Question

A circle with center (2, 2) touches the coordinate axes and a straight line AB where A and B lie on positive direction of coordinate axes such that the circle lies between origin and the line AB. If O be the origin then the locus of circumcenter of DOAB will be:

• A. (x-2)(y-2)=2
• B. (x-1)(y-1)=2
• C. (x-4)(y-4)=8
• D. (x-2)(y-2)=4

Answer 1

Answer: (A)

(x-2)(y-2)=2

Answer 2

Let the equation of the line AB be $\frac{x}{a} + \frac{y}{b} = 1$, where $a > 0$ and $b > 0$. The circle with center (2, 2) touches the coordinate axes, so its radius is $r=2$. The distance from the center (2, 2) to the line AB must be equal to the radius 2. The equation of the line AB can be written as $bx + ay - ab = 0$. The distance formula gives: $\frac{|b(2) + a(2) - ab|}{\sqrt{b^2 + a^2}} = 2$ $|2a + 2b - ab| = 2\sqrt{a^2 + b^2}$ Squaring both sides: $(2a + 2b - ab)^2 = 4(a^2 + b^2)$ $4a^2 + 4b^2 + a^2b^2 + 8ab - 4a^2b - 4ab^2 = 4a^2 + 4b^2$ $a^2b^2 + 8ab - 4a^2b - 4ab^2 = 0$ Since $a > 0$ and $b > 0$, we can divide by $ab$: $ab + 8 - 4a - 4b = 0$ $ab - 4a - 4b + 16 = 8$ $(a-4)(b-4) = 8$

The circle lies between the origin and the line AB. This means the origin (0,0) and the center of the circle (2,2) are on the same side of the line AB. For the line $\frac{x}{a} + \frac{y}{b} - 1 = 0$: At (0,0): $\frac{0}{a} + \frac{0}{b} - 1 = -1$. At (2,2): $\frac{2}{a} + \frac{2}{b} - 1$. For them to be on the same side, $\frac{2}{a} + \frac{2}{b} - 1 < 0$, which means $\frac{2}{a} + \frac{2}{b} < 1$. $\frac{2b + 2a}{ab} < 1$ $2a + 2b < ab$ $ab - 2a - 2b > 0$ $ab - 2a - 2b + 4 > 4$ $(a-2)(b-2) > 4$

Assuming DOAB is a rectangle, D has coordinates $(a, b)$. The circumcenter of rectangle DOAB (with vertices O(0,0), A(a,0), B(0,b), D(a,b)) is the midpoint of the diagonal OD, which is $\left(\frac{a}{2}, \frac{b}{2}\right)$. Let the circumcenter be $(h, k)$. Then $h = \frac{a}{2}$ and $k = \frac{b}{2}$, so $a = 2h$ and $b = 2k$.
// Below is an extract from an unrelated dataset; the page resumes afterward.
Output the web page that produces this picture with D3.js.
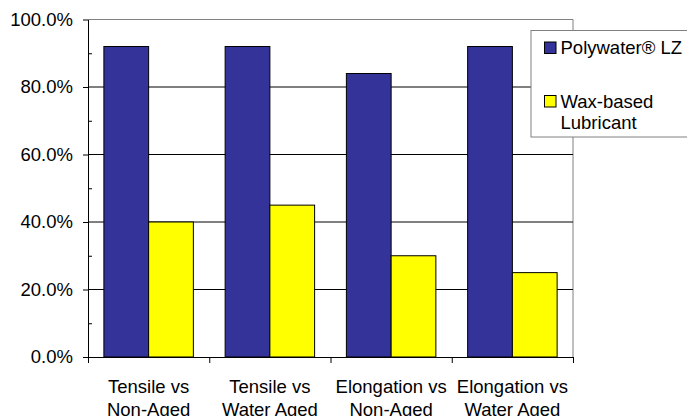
<!DOCTYPE html>
<html>
<head>
<meta charset="utf-8">
<script src="https://cdn.jsdelivr.net/npm/d3@7"></script>
<style>
  body { margin: 0; background: #fff; }
  svg { display: block; font-family: "Liberation Sans", Arial, sans-serif; }
</style>
</head>
<body>
<svg id="chart" width="687" height="416"></svg>
<script>
// data
var categories = [
  ["Tensile vs", "Non-Aged"],
  ["Tensile vs", "Water Aged"],
  ["Elongation vs", "Non-Aged"],
  ["Elongation vs", "Water Aged"]
];
var seriesNames = ["Polywater\u00AE LZ", "Wax-based Lubricant"];
var polywater = [0.92, 0.92, 0.84, 0.92];
var waxBased = [0.40, 0.45, 0.30, 0.25];
var yTicks = [0, 0.2, 0.4, 0.6, 0.8, 1.0];
var yMinorTicks = [0.1, 0.3, 0.5, 0.7, 0.9];

var COLORS = ["#333399", "#ffff00"];
var LEFT = 88, RIGHT = 573, TOP = 19.5, BOTTOM = 357;
var FONT = 18.5;

var svg = d3.select("#chart");

var catIdx = categories.map(function(d, i) { return i; });
var x0 = d3.scaleBand().domain(catIdx).range([LEFT, RIGHT]).padding(0);
var x1 = d3.scaleBand().domain([0, 1]).range([0, x0.bandwidth()])
           .paddingInner(0).paddingOuter(0.355);
var y = d3.scaleLinear().domain([0, 1]).range([BOTTOM, TOP]);
var xEdge = d3.scaleLinear().domain([0, categories.length]).range([LEFT, RIGHT]);

// frame top / right
svg.append("path")
   .attr("d", "M" + LEFT + "," + TOP + "H" + RIGHT + "V" + BOTTOM)
   .attr("fill", "none")
   .attr("stroke", "#808080")
   .attr("stroke-width", 1);

// gridlines
svg.append("g").selectAll("line")
   .data(yTicks.filter(function(v) { return v > 0 && v < 1; }))
   .enter().append("line")
   .attr("x1", LEFT).attr("x2", RIGHT)
   .attr("y1", function(d) { return y(d); })
   .attr("y2", function(d) { return y(d); })
   .attr("stroke", "#000")
   .attr("stroke-width", 1);

// bars
var data = catIdx.map(function(i) { return [polywater[i], waxBased[i]]; });
var groups = svg.append("g").selectAll("g")
   .data(data)
   .enter().append("g")
   .attr("transform", function(d, i) { return "translate(" + x0(i) + ",0)"; });

groups.selectAll("rect")
   .data(function(d) { return d; })
   .enter().append("rect")
   .attr("x", function(d, j) { return x1(j); })
   .attr("y", function(d) { return y(d); })
   .attr("width", x1.bandwidth())
   .attr("height", function(d) { return BOTTOM - y(d); })
   .attr("fill", function(d, j) { return COLORS[j]; })
   .attr("stroke", "#000")
   .attr("stroke-width", 1);

// y axis
var yAxis = svg.append("g")
   .attr("transform", "translate(" + LEFT + ",0)")
   .call(d3.axisLeft(y).tickValues(yTicks).tickFormat(d3.format(".1%"))
           .tickSize(5).tickSizeOuter(0).tickPadding(10));
yAxis.select(".domain").attr("stroke", "#000");
yAxis.selectAll("text").attr("font-size", FONT).attr("font-family", "Liberation Sans, Arial, sans-serif")
     .attr("fill", "#000");

svg.append("g")
   .attr("transform", "translate(" + LEFT + ",0)")
   .call(d3.axisRight(y).tickValues(yMinorTicks).tickFormat("").tickSize(4).tickSizeOuter(0))
   .select(".domain").remove();

// x axis
var xAxis = svg.append("g")
   .attr("transform", "translate(0," + BOTTOM + ")")
   .call(d3.axisBottom(xEdge).tickValues(d3.range(categories.length + 1))
           .tickFormat("").tickSize(6).tickSizeOuter(0));
xAxis.select(".domain").attr("stroke", "#000");

var xLabels = svg.append("g").selectAll("text")
   .data(categories)
   .enter().append("text")
   .attr("x", function(d, i) { return x0(i) + x0.bandwidth() / 2; })
   .attr("y", BOTTOM + 35.5)
   .attr("text-anchor", "middle")
   .attr("font-size", FONT)
   .attr("fill", "#000");
xLabels.selectAll("tspan")
   .data(function(d) { return d; })
   .enter().append("tspan")
   .attr("x", function() { return this.parentNode.getAttribute("x"); })
   .attr("dy", function(d, k) { return k === 0 ? 0 : 23; })
   .text(function(d) { return d; });

// legend
var legend = svg.append("g");
legend.append("rect")
   .attr("x", 531).attr("y", 30.5)
   .attr("width", 170).attr("height", 106.5)
   .attr("fill", "#fff")
   .attr("stroke", "#808080")
   .attr("stroke-width", 1);

var legendLines = [["Polywater\u00AE LZ"], ["Wax-based", "Lubricant"]];
var legendY = [54, 107.5];
seriesNames.forEach(function(name, j) {
  legend.append("rect")
     .attr("x", 544.5).attr("y", legendY[j] - 12)
     .attr("width", 11.5).attr("height", 11.5)
     .attr("fill", COLORS[j])
     .attr("stroke", "#000")
     .attr("stroke-width", 1);
  var t = legend.append("text")
     .attr("x", 560.5).attr("y", legendY[j])
     .attr("font-size", FONT)
     .attr("fill", "#000");
  legendLines[j].forEach(function(line, k) {
    t.append("tspan").attr("x", 560.5).attr("dy", k === 0 ? 0 : 21.5).text(line);
  });
});
</script>
</body>
</html>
Substitute $a=2h$ and $b=2k$ into $(a-4)(b-4) = 8$: $(2h-4)(2k-4) = 8$ $4(h-2)(k-2) = 8$ $(h-2)(k-2) = 2$

Now, check the condition $(a-2)(b-2) > 4$: $(2h-2)(2k-2) > 4$ $4(h-1)(k-1) > 4$ $(h-1)(k-1) > 1$ Let $X = h-2$ and $Y = k-2$. Then $XY = 2$. The condition becomes $(X+1)(Y+1) > 1$. $XY + X + Y + 1 > 1$. $2 + X + Y + 1 > 1$. $X + Y + 3 > 1$. $X + Y > -2$. If $X, Y > 0$, then $h>2, k>2$. $X+Y > 0$, so $X+Y > -2$ is satisfied. If $X, Y < 0$, then $h<2, k<2$. Let $X = -u, Y = -v$ with $u, v > 0$ and $uv=2$. $X+Y = -(u+v)$. By AM-GM, $u+v \ge 2\sqrt{uv} = 2\sqrt{2}$. So $X+Y \le -2\sqrt{2}$. Since $-2\sqrt{2} \approx -2.828$, $X+Y < -2$. Thus, the condition $X+Y > -2$ is not satisfied when $X, Y < 0$. Therefore, the locus is $(h-2)(k-2) = 2$ with $h>2$ and $k>2$. The locus equation is $(x-2)(y-2)=2$.